Ya fuese por el separatismo creado por la ruptura luterana y la destrucción de la unidad del cristianismo;
o por la derrota y humillación infligidas a los germanos por los
ejércitos victoriosos de Luis XIV durante la excepcionalmente mortífera
guerra de los Treinta Años; o por la brillante, soberbia y a veces
arrogante supremacía de Francia en toda parcela del obrar y del
pensamiento, que causó un sentimiento de inferioridad a
los derrotados y humillados alemanes, quienes buscaron en el mundo
interior del espíritu todo lo que habían perdido en el mundo material (y
nada conduce al cultivo de fantasías terribles como lo hace este tipo de ‘alienación’), lo cierto es que, por una u otra razón, fue entre los alemanes donde surgió el nacionalismo moderno, y demostró ser violentamente contagioso. (…)

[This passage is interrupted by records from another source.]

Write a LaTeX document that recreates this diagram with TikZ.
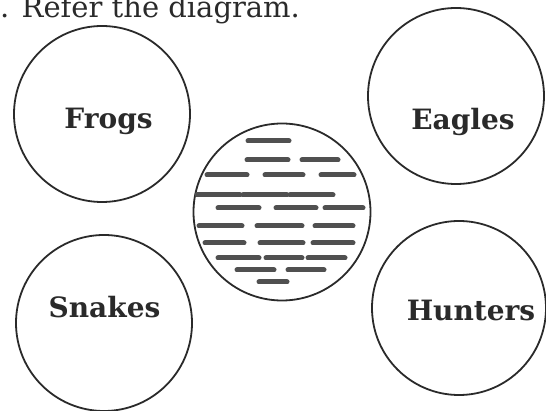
\documentclass[tikz,border=0pt]{standalone}
\usepackage{fontspec}
\setmainfont{DejaVu Serif}
\definecolor{ink}{HTML}{2A2A2A}
\definecolor{smudge}{HTML}{505050}
\begin{document}
\begin{tikzpicture}[x=1pt,y=-1pt,
  ring/.style={draw=ink,line width=1.8pt,circle,inner sep=0pt},
  lbl/.style={anchor=base,inner sep=0pt,text=ink,font=\fontsize{28}{30}\selectfont\bfseries},
  blot/.style={draw=smudge,line width=5pt,line cap=round}]
\useasboundingbox (0,0) rectangle (546,411);
\node[anchor=base west,inner sep=0pt,text=ink,font=\fontsize{29}{32}\selectfont] (title) at (0,18) {. Refer the diagram.};
% circles
\node[ring,minimum size=176pt] (frogs) at (102,114) {};
\node[ring,minimum size=176pt] (eagles) at (456,96) {};
\node[ring,minimum size=176pt] (snakes) at (104,323) {};
\node[ring,minimum size=174pt] (hunters) at (459,308) {};
\node[ring,minimum size=177pt] (pond) at (282,212) {};
% labels
\node[lbl] (tfrogs) at (108.5,129) {Frogs};
\node[lbl] (teagles) at (463,130) {Eagles};
\node[lbl] (tsnakes) at (104.5,318) {Snakes};
\node[lbl] (thunters) at (471,321) {Hunters};
% smudged text inside the central circle
\foreach \a/\b/\y in {248/289/141,
  247/288/160, 302/338/160,
  207/247/175, 265/303/175, 321/354/175,
  197/240/195, 243/287/195, 290/333/195,
  218/259/208, 276/316/208, 325/363/208,
  199/242/226, 257/302/226, 315/353/226,
  205/244/243, 260/303/243, 313/353/243,
  218/259/258, 266/302/258, 308/345/258,
  237/274/270, 288/324/270,
  259/287/282}
  \draw[blot] (\a,\y) -- (\b,\y);
\end{tikzpicture}
\end{document}
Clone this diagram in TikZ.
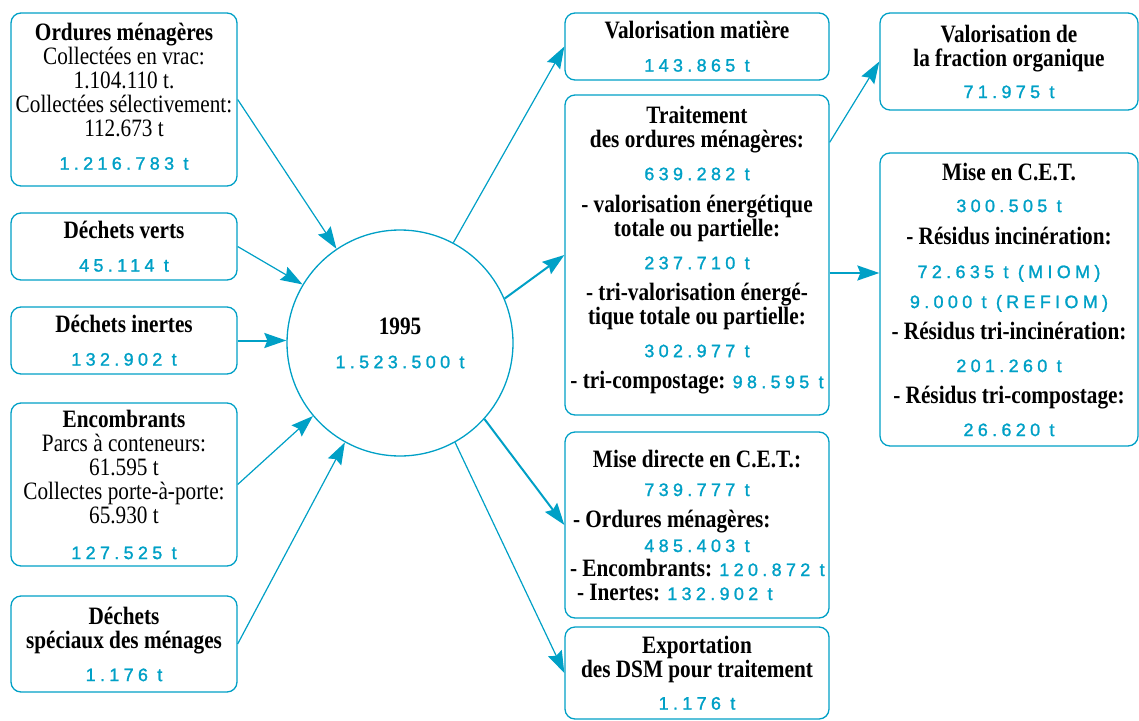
\documentclass[tikz,border=0pt]{standalone}
\usepackage{fontspec}
\setmainfont{Liberation Serif}[FakeStretch=0.85]
\newfontfamily\numfont{Liberation Sans}[LetterSpace=24, FakeBold=1.3]
\usepackage{tikz}
\usetikzlibrary{arrows.meta, positioning, calc}

\definecolor{flowblue}{RGB}{0,160,198}
\newcommand{\mainsize}{\fontsize{25}{24}\selectfont\lineskiplimit=-30pt}
\newcommand{\tonnage}[1]{{\numfont\mdseries\fontsize{18}{24}\selectfont\color{flowblue}#1}}

\begin{document}
\begin{tikzpicture}[
		x=1pt, y=-1pt,
		every node/.style={font=\mainsize},
		box/.style={draw=flowblue, line width=1.3pt, rounded corners=10pt, inner sep=2pt, align=center},
		leftbox/.style={box, minimum width=226pt},
		midbox/.style={box, minimum width=264pt},
		rightbox/.style={box, minimum width=258pt},
		heavy/.style={font=\mainsize\bfseries},
		arrow/.style={-{Stealth[length=22pt, width=15pt, inset=3pt]}, flowblue, line width=1.2pt},
		thickarrow/.style={arrow, line width=2pt}
		]
		\useasboundingbox (0,0) rectangle (1139,720);
		
		% === NODES ===
		
		% Sources on the left
		\node [leftbox, minimum height=173pt, text depth=6pt] (omen) at (124, 99.5) {\textbf{Ordures ménagères}\\ Collectées en vrac:\\ 1.104.110 t.\\ Collectées sélectivement:\\ 112.673 t\\[9pt] \tonnage{1.216.783 t}};
		\node [leftbox, heavy, minimum height=67pt] (verts) at (124, 246.5) {Déchets verts\\[9pt] \tonnage{45.114 t}};
		\node [leftbox, heavy, minimum height=67pt] (inertes) at (124, 340.5) {Déchets inertes\\[9pt] \tonnage{132.902 t}};
		\node [leftbox, minimum height=163pt] (enc) at (124, 484.5) {\textbf{Encombrants}\\ Parcs à conteneurs:\\ 61.595 t\\ Collectes porte-à-porte:\\ 65.930 t\\[12pt] \tonnage{127.525 t}};
		\node [leftbox, heavy, minimum height=96pt] (dsm) at (124, 644) {Déchets\\ spéciaux des ménages\\[9pt] \tonnage{1.176 t}};
		
		% Total for the year
		\node [draw=flowblue, line width=1.3pt, circle, minimum size=226pt, align=center] (year) at (400, 343) {\textbf{1995}\\[10pt] \tonnage{1.523.500 t}};
		
		% Destinations
		\node [midbox, heavy, minimum height=67pt] (valmat) at (697, 46.5) {Valorisation matière\\[9pt] \tonnage{143.865 t}};
		\node [midbox, heavy, minimum height=320pt, text depth=16pt] (trait) at (697, 255) {Traitement\\ des ordures ménagères:\\[9pt] \tonnage{639.282 t}\\[8pt] - valorisation énergétique\\ totale ou partielle:\\[9pt] \tonnage{237.710 t}\\[7pt] - tri-valorisation énergé-\\ tique totale ou partielle:\\[9pt] \tonnage{302.977 t}\\[7pt] - tri-compostage: \tonnage{98.595 t}};
		\node [midbox, heavy, minimum height=186pt] (mdir) at (697, 525) {Mise directe en C.E.T.:\\[5pt] \tonnage{739.777 t}\\[7pt] \makebox[248pt][l]{- Ordures ménagères:}\\[1pt] \tonnage{485.403 t}\\ \makebox[254pt][l]{- Encombrants: \tonnage{120.872 t}}\\ \makebox[240pt][l]{- Inertes: \tonnage{132.902 t}}};
		\node [midbox, heavy, minimum height=92pt] (expo) at (697, 673) {Exportation\\ des DSM pour traitement\\[8pt] \tonnage{1.176 t}};
		
		% Second stage on the right
		\node [rightbox, heavy, minimum height=97pt] (frac) at (1009, 61.5) {Valorisation de\\ la fraction organique\\[8pt] \tonnage{71.975 t}};
		\node [rightbox, heavy, minimum height=293pt] (cet) at (1009, 299.5) {Mise en C.E.T.\\[8pt] \tonnage{300.505 t}\\[8pt] - Résidus incinération:\\[10pt] \tonnage{72.635 t (MIOM)}\\[6pt] \tonnage{9.000 t (REFIOM)}\\[7pt] - Résidus tri-incinération:\\[9pt] \tonnage{201.260 t}\\[7pt] - Résidus tri-compostage:\\[9pt] \tonnage{26.620 t}};
		
		% === ARROWS ===
		
		% Into the circle
		\draw[arrow] (omen.east) -- (year.124);
		\draw[arrow] (verts.east) -- (year.149);
		\draw[thickarrow] (inertes.east) -- (inertes.east -| year.west);
		\draw[arrow] (enc.east) -- (year.220);
		\draw[arrow] (dsm.east) -- (year.241);
		
		% Out of the circle
		\draw[arrow] (year.62) -- (valmat.west);
		\draw[thickarrow] (year.23) -- (trait.west);
		\draw[thickarrow] (year.-42) -- (mdir.west);
		\draw[arrow] (year.-61) -- (expo.west);
		
		% Out of the treatment box
		\draw[arrow] ([yshift=-48pt]trait.north east) -- (frac.west);
		\draw[thickarrow] ([yshift=-18pt]trait.east) -- ([yshift=-18pt]trait.east -| cet.west);
		
	\end{tikzpicture}
\end{document}
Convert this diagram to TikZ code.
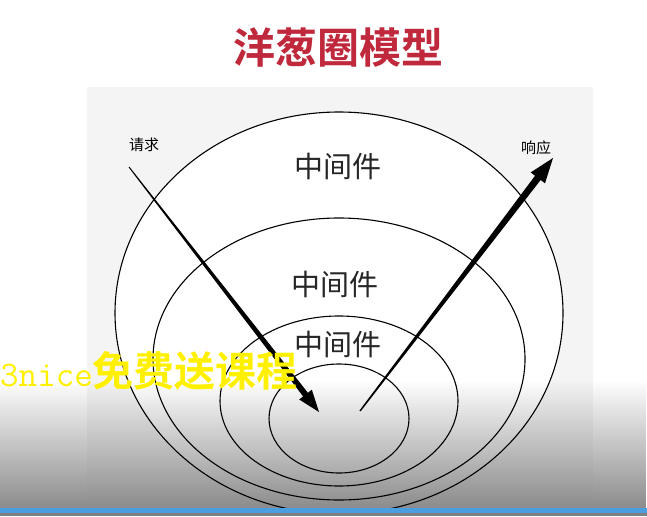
\documentclass[tikz,border=0pt]{standalone}
\usepackage{fontspec}
\newfontfamily\cjk[BoldFont={Noto Sans CJK SC Bold}]{Noto Sans CJK SC}
\usepackage{tikz}
\usetikzlibrary{calc,fadings}
\definecolor{titlered}{HTML}{C0283C}
\definecolor{slidegray}{HTML}{F4F4F4}
\definecolor{shadegray}{HTML}{8C8C8C}
\definecolor{barblue}{HTML}{4A9FE0}
\definecolor{markyellow}{HTML}{FFF000}

\begin{document}
\begin{tikzpicture}[x=1pt,y=-1pt,
  ring/.style={line width=1.1pt},
  layer/.style={font=\cjk\fontsize{29}{29}\selectfont, text=black!85, inner sep=0pt},
  tag/.style={font=\cjk\fontsize{15}{15}\selectfont, inner sep=0pt}]
\useasboundingbox (0,0) rectangle (647,516);
% slide background
\fill[white] (0,0) rectangle (647,516);
\fill[slidegray] (87,87) rectangle (593,508);
\fill[white] (339,313) ellipse [x radius=224, y radius=201];
% screen shading at the bottom
\fill[shadegray, path fading=north] (0,380) rectangle (647,508);
% onion rings
\draw[ring] (339,313) ellipse [x radius=224, y radius=201];
\draw[ring] (339,359) ellipse [x radius=186, y radius=141];
\draw[ring] (339,401) ellipse [x radius=119, y radius=85];
\draw[ring] (339,418.5) ellipse [x radius=70, y radius=54.5];
% request: in towards the core
\coordinate (rqs) at (129,167);
\coordinate (rqt) at (319,412);
\coordinate (rqb) at ($(rqt)!22pt!(rqs)$);
\fill ($(rqs)!0.5pt!90:(rqt)$) -- ($(rqb)!3pt!90:(rqt)$) -- ($(rqb)!8pt!90:(rqt)$)
  -- (rqt) -- ($(rqb)!8pt!-90:(rqt)$) -- ($(rqb)!3pt!-90:(rqt)$)
  -- ($(rqs)!0.5pt!-90:(rqt)$) -- cycle;
% response: back out of the core
\coordinate (rps) at (360,411);
\coordinate (rpt) at (553,158);
\coordinate (rpb) at ($(rpt)!25pt!(rps)$);
\fill ($(rps)!0.7pt!90:(rpt)$) -- ($(rpb)!3.5pt!90:(rpt)$) -- ($(rpb)!9pt!90:(rpt)$)
  -- (rpt) -- ($(rpb)!9pt!-90:(rpt)$) -- ($(rpb)!3.5pt!-90:(rpt)$)
  -- ($(rps)!0.7pt!-90:(rpt)$) -- cycle;
% labels
\node[font=\cjk\bfseries\fontsize{42}{42}\selectfont, text=titlered, inner sep=0pt] (title) at (338,47) {洋葱圈模型};
\node[tag] (req) at (144,145) {请求};
\node[tag] (resp) at (536,148) {响应};
\node[layer] (mw1) at (338,166) {中间件};
\node[layer] (mw2) at (335,284) {中间件};
\node[layer] (mw3) at (338,344) {中间件};
% watermark
\node[anchor=west, inner sep=0pt, text=markyellow] (mark) at (0,371)
  {{\ttfamily\fontsize{36}{36}\selectfont 3nice}{\cjk\bfseries\fontsize{41}{41}\selectfont 免费送课程}};
% task bar
\fill[barblue] (0,508) rectangle (647,513);
\fill[gray] (0,513) rectangle (647,516);
\end{tikzpicture}
\end{document}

La reacción dentro de Alemania hizo acopio de fuerzas lentamente: adoptó una forma pacífica con el nacionalismo cultural -mejor descrito como populismo–
de pensadores como Herder y Möser, quienes celebraban las raíces
históricas, la afinidad entre los hombres que compartían una lengua y
unas tradiciones, la importancia de los sentimientos locales y
regionales, el papel de las artes y las costumbres como expresión más
vívida y valiosa de la esencia interior humana que el cosmopolitismo
vacuo y ostentoso de los conquistadores franceses. Después, tras la
segunda humillación militar de Alemania y la destrucción, por parte de
los ejércitos napoleónicos, de la imagen idealizada que los escritores
y, en Prusia, los soldados habían comenzado a erigir, vino la
transformación de esa suave autarquía cultural en una furia nacionalista exacerbada que bulló en los alemanes durante todo el siglo XIX. (…)
Estas corrientes tan cargadas alimentaron la tensión que se había estado acumulando en toda Europa (…) Resulta fácil trazar el desarrollo del proceso desde la pacífica analogía de Herder
entre la sociedad humana y un jardín en el que todos los grupos de
plantas (las naciones) podrían convivir pacíficamente y, de hecho,
fertilizarse entre ellas, pasando por las imágenes románticas de la
historia como un salvaje campo de batalla entre distintas visiones,
temperamentos, culturas y fuerzas creativas ocultas, hasta llegar a las
siniestras doctrinas raciales de Treitschke, Wagner, Houston Stewart
Chamberlain, los antisemitas y antieslavos nacionalistas austríacos del
Tirol y Viena durante el reinado del último emperador alemán, Ludendorff
y los generales vencidos, el pastor Adolf Stoecker en Potsdam y, finalmente, Hitler.
Un
observador atento podría haber detectado las semillas de este temible
conflicto bajo la calma superficie de la Europa del siglo XVIII, hacia
la cual todavía miran con admiración y nostalgia equivocada muchos de quienes consideran que el nacionalismo es una aberración detestable” (p.20-23).